Exercise task: Return the whole listing, line for line, without the pictures in it.

** start of Material **

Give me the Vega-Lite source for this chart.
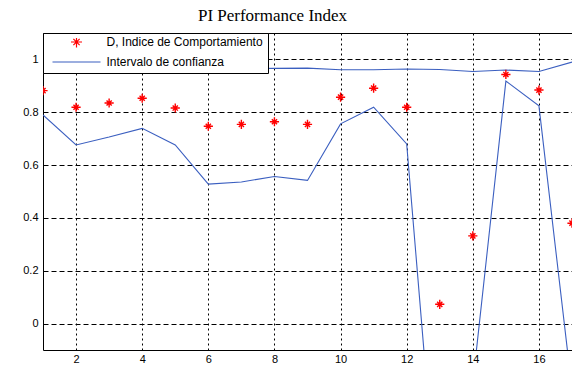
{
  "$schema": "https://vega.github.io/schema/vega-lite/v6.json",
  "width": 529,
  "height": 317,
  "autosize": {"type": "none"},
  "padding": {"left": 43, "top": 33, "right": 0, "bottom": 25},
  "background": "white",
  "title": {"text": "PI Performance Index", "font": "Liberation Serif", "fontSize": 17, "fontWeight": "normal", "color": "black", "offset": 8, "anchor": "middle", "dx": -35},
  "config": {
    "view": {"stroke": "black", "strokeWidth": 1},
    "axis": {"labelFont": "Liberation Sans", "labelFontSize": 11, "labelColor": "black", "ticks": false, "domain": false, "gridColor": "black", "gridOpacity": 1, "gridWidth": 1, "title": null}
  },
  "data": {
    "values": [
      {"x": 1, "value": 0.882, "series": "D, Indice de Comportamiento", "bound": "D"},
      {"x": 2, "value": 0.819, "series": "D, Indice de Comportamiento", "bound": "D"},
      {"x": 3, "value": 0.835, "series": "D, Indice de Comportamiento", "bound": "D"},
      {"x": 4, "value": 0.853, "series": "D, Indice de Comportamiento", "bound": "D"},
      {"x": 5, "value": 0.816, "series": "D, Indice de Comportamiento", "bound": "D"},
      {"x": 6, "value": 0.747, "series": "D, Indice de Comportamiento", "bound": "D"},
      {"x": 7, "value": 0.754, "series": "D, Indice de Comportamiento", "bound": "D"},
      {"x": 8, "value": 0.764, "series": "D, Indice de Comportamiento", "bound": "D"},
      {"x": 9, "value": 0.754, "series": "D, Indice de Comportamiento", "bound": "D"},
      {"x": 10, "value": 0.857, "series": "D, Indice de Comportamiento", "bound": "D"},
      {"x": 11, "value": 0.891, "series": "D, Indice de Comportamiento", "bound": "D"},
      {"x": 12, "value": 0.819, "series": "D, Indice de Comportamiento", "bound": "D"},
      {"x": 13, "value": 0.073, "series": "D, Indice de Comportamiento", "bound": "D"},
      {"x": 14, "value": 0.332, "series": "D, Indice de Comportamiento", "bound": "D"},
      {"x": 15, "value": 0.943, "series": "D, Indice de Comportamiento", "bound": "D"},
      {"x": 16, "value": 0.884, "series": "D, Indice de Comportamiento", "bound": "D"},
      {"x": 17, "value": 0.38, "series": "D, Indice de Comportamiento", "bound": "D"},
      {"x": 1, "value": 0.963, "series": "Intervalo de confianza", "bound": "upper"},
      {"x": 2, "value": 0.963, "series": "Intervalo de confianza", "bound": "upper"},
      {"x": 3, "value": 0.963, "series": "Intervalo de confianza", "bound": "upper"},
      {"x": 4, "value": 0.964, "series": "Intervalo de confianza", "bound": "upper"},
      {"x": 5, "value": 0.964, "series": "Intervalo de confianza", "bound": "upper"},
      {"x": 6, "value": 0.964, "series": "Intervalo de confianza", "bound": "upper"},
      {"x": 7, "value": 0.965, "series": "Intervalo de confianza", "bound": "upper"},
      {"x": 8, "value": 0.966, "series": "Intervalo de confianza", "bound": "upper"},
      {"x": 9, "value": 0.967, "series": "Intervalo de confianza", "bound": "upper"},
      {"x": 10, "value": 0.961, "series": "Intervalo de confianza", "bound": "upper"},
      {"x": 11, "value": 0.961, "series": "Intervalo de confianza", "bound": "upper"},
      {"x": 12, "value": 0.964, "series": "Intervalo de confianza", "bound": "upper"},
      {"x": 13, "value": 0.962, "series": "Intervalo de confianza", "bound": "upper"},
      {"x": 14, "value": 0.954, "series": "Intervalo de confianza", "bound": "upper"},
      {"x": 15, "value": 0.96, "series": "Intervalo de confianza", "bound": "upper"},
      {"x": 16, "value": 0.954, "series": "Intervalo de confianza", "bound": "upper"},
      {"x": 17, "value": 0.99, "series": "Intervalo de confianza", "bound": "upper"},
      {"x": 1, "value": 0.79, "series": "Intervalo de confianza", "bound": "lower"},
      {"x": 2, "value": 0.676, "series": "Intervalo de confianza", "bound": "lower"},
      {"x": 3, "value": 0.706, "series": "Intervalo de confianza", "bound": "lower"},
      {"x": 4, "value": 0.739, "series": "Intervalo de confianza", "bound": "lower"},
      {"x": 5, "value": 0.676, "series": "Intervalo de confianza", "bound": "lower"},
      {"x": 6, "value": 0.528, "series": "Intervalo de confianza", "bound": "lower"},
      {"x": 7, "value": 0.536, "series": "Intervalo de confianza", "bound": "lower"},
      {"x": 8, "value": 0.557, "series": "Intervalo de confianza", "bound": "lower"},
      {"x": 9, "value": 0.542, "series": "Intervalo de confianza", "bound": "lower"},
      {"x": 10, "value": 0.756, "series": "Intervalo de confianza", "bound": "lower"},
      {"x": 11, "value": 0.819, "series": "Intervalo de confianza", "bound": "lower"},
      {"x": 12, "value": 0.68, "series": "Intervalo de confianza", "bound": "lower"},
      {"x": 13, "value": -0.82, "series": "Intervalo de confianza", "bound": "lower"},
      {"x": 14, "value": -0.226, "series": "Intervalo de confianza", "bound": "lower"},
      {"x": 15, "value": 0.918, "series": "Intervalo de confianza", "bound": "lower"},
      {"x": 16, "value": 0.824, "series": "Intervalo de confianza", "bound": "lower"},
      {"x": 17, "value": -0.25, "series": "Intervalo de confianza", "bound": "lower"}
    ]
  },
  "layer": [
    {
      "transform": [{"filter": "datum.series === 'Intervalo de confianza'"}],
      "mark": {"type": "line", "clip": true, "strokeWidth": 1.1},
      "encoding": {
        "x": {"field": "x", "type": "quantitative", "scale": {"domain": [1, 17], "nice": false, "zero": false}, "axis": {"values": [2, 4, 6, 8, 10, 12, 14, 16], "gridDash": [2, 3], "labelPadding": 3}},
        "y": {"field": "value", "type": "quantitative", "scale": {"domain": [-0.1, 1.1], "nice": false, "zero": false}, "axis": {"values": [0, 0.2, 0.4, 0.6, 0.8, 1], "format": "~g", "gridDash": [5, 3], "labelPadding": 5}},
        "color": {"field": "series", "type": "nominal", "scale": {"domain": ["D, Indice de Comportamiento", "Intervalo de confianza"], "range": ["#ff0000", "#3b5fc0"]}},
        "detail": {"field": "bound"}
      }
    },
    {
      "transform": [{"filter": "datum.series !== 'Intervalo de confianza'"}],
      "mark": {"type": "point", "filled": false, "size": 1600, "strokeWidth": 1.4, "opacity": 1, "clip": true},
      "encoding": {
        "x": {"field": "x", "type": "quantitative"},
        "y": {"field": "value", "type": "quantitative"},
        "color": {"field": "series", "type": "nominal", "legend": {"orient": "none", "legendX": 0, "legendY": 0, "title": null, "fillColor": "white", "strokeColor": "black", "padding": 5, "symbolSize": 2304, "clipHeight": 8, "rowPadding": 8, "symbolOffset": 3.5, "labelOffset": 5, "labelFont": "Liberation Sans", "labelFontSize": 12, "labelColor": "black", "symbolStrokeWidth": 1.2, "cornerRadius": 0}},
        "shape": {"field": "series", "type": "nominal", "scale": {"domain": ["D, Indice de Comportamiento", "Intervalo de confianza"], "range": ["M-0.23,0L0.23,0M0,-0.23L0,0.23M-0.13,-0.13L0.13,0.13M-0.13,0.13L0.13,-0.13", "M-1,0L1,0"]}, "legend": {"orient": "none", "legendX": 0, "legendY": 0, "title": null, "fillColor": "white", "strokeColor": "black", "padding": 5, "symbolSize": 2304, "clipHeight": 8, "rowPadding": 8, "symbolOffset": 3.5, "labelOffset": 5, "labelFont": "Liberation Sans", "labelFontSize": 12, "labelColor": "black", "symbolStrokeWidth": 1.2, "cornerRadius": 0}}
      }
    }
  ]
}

** end of Material **

The reply:
Give me the Vega-Lite source for this chart.
{
  "$schema": "https://vega.github.io/schema/vega-lite/v6.json",
  "width": 529,
  "height": 317,
  "autosize": {"type": "none"},
  "padding": {"left": 43, "top": 33, "right": 0, "bottom": 25},
  "background": "white",
  "title": {"text": "PI Performance Index", "font": "Liberation Serif", "fontSize": 17, "fontWeight": "normal", "color": "black", "offset": 8, "anchor": "middle", "dx": -35},
  "config": {
    "view": {"stroke": "black", "strokeWidth": 1},
    "axis": {"labelFont": "Liberation Sans", "labelFontSize": 11, "labelColor": "black", "ticks": false, "domain": false, "gridColor": "black", "gridOpacity": 1, "gridWidth": 1, "title": null}
  },
  "data": {
    "values": [
      {"x": 1, "value": 0.882, "series": "D, Indice de Comportamiento", "bound": "D"},
      {"x": 2, "value": 0.819, "series": "D, Indice de Comportamiento", "bound": "D"},
      {"x": 3, "value": 0.835, "series": "D, Indice de Comportamiento", "bound": "D"},
      {"x": 4, "value": 0.853, "series": "D, Indice de Comportamiento", "bound": "D"},
      {"x": 5, "value": 0.816, "series": "D, Indice de Comportamiento", "bound": "D"},
      {"x": 6, "value": 0.747, "series": "D, Indice de Comportamiento", "bound": "D"},
      {"x": 7, "value": 0.754, "series": "D, Indice de Comportamiento", "bound": "D"},
      {"x": 8, "value": 0.764, "series": "D, Indice de Comportamiento", "bound": "D"},
      {"x": 9, "value": 0.754, "series": "D, Indice de Comportamiento", "bound": "D"},
      {"x": 10, "value": 0.857, "series": "D, Indice de Comportamiento", "bound": "D"},
      {"x": 11, "value": 0.891, "series": "D, Indice de Comportamiento", "bound": "D"},
      {"x": 12, "value": 0.819, "series": "D, Indice de Comportamiento", "bound": "D"},
      {"x": 13, "value": 0.073, "series": "D, Indice de Comportamiento", "bound": "D"},
      {"x": 14, "value": 0.332, "series": "D, Indice de Comportamiento", "bound": "D"},
      {"x": 15, "value": 0.943, "series": "D, Indice de Comportamiento", "bound": "D"},
      {"x": 16, "value": 0.884, "series": "D, Indice de Comportamiento", "bound": "D"},
      {"x": 17, "value": 0.38, "series": "D, Indice de Comportamiento", "bound": "D"},
      {"x": 1, "value": 0.963, "series": "Intervalo de confianza", "bound": "upper"},
      {"x": 2, "value": 0.963, "series": "Intervalo de confianza", "bound": "upper"},
      {"x": 3, "value": 0.963, "series": "Intervalo de confianza", "bound": "upper"},
      {"x": 4, "value": 0.964, "series": "Intervalo de confianza", "bound": "upper"},
      {"x": 5, "value": 0.964, "series": "Intervalo de confianza", "bound": "upper"},
      {"x": 6, "value": 0.964, "series": "Intervalo de confianza", "bound": "upper"},
      {"x": 7, "value": 0.965, "series": "Intervalo de confianza", "bound": "upper"},
      {"x": 8, "value": 0.966, "series": "Intervalo de confianza", "bound": "upper"},
      {"x": 9, "value": 0.967, "series": "Intervalo de confianza", "bound": "upper"},
      {"x": 10, "value": 0.961, "series": "Intervalo de confianza", "bound": "upper"},
      {"x": 11, "value": 0.961, "series": "Intervalo de confianza", "bound": "upper"},
      {"x": 12, "value": 0.964, "series": "Intervalo de confianza", "bound": "upper"},
      {"x": 13, "value": 0.962, "series": "Intervalo de confianza", "bound": "upper"},
      {"x": 14, "value": 0.954, "series": "Intervalo de confianza", "bound": "upper"},
      {"x": 15, "value": 0.96, "series": "Intervalo de confianza", "bound": "upper"},
      {"x": 16, "value": 0.954, "series": "Intervalo de confianza", "bound": "upper"},
      {"x": 17, "value": 0.99, "series": "Intervalo de confianza", "bound": "upper"},
      {"x": 1, "value": 0.79, "series": "Intervalo de confianza", "bound": "lower"},
      {"x": 2, "value": 0.676, "series": "Intervalo de confianza", "bound": "lower"},
      {"x": 3, "value": 0.706, "series": "Intervalo de confianza", "bound": "lower"},
      {"x": 4, "value": 0.739, "series": "Intervalo de confianza", "bound": "lower"},
      {"x": 5, "value": 0.676, "series": "Intervalo de confianza", "bound": "lower"},
      {"x": 6, "value": 0.528, "series": "Intervalo de confianza", "bound": "lower"},
      {"x": 7, "value": 0.536, "series": "Intervalo de confianza", "bound": "lower"},
      {"x": 8, "value": 0.557, "series": "Intervalo de confianza", "bound": "lower"},
      {"x": 9, "value": 0.542, "series": "Intervalo de confianza", "bound": "lower"},
      {"x": 10, "value": 0.756, "series": "Intervalo de confianza", "bound": "lower"},
      {"x": 11, "value": 0.819, "series": "Intervalo de confianza", "bound": "lower"},
      {"x": 12, "value": 0.68, "series": "Intervalo de confianza", "bound": "lower"},
      {"x": 13, "value": -0.82, "series": "Intervalo de confianza", "bound": "lower"},
      {"x": 14, "value": -0.226, "series": "Intervalo de confianza", "bound": "lower"},
      {"x": 15, "value": 0.918, "series": "Intervalo de confianza", "bound": "lower"},
      {"x": 16, "value": 0.824, "series": "Intervalo de confianza", "bound": "lower"},
      {"x": 17, "value": -0.25, "series": "Intervalo de confianza", "bound": "lower"}
    ]
  },
  "layer": [
    {
      "transform": [{"filter": "datum.series === 'Intervalo de confianza'"}],
      "mark": {"type": "line", "clip": true, "strokeWidth": 1.1},
      "encoding": {
        "x": {"field": "x", "type": "quantitative", "scale": {"domain": [1, 17], "nice": false, "zero": false}, "axis": {"values": [2, 4, 6, 8, 10, 12, 14, 16], "gridDash": [2, 3], "labelPadding": 3}},
        "y": {"field": "value", "type": "quantitative", "scale": {"domain": [-0.1, 1.1], "nice": false, "zero": false}, "axis": {"values": [0, 0.2, 0.4, 0.6, 0.8, 1], "format": "~g", "gridDash": [5, 3], "labelPadding": 5}},
        "color": {"field": "series", "type": "nominal", "scale": {"domain": ["D, Indice de Comportamiento", "Intervalo de confianza"], "range": ["#ff0000", "#3b5fc0"]}},
        "detail": {"field": "bound"}
      }
    },
    {
      "transform": [{"filter": "datum.series !== 'Intervalo de confianza'"}],
      "mark": {"type": "point", "filled": false, "size": 1600, "strokeWidth": 1.4, "opacity": 1, "clip": true},
      "encoding": {
        "x": {"field": "x", "type": "quantitative"},
        "y": {"field": "value", "type": "quantitative"},
        "color": {"field": "series", "type": "nominal", "legend": {"orient": "none", "legendX": 0, "legendY": 0, "title": null, "fillColor": "white", "strokeColor": "black", "padding": 5, "symbolSize": 2304, "clipHeight": 8, "rowPadding": 8, "symbolOffset": 3.5, "labelOffset": 5, "labelFont": "Liberation Sans", "labelFontSize": 12, "labelColor": "black", "symbolStrokeWidth": 1.2, "cornerRadius": 0}},
        "shape": {"field": "series", "type": "nominal", "scale": {"domain": ["D, Indice de Comportamiento", "Intervalo de confianza"], "range": ["M-0.23,0L0.23,0M0,-0.23L0,0.23M-0.13,-0.13L0.13,0.13M-0.13,0.13L0.13,-0.13", "M-1,0L1,0"]}, "legend": {"orient": "none", "legendX": 0, "legendY": 0, "title": null, "fillColor": "white", "strokeColor": "black", "padding": 5, "symbolSize": 2304, "clipHeight": 8, "rowPadding": 8, "symbolOffset": 3.5, "labelOffset": 5, "labelFont": "Liberation Sans", "labelFontSize": 12, "labelColor": "black", "symbolStrokeWidth": 1.2, "cornerRadius": 0}}
      }
    }
  ]
}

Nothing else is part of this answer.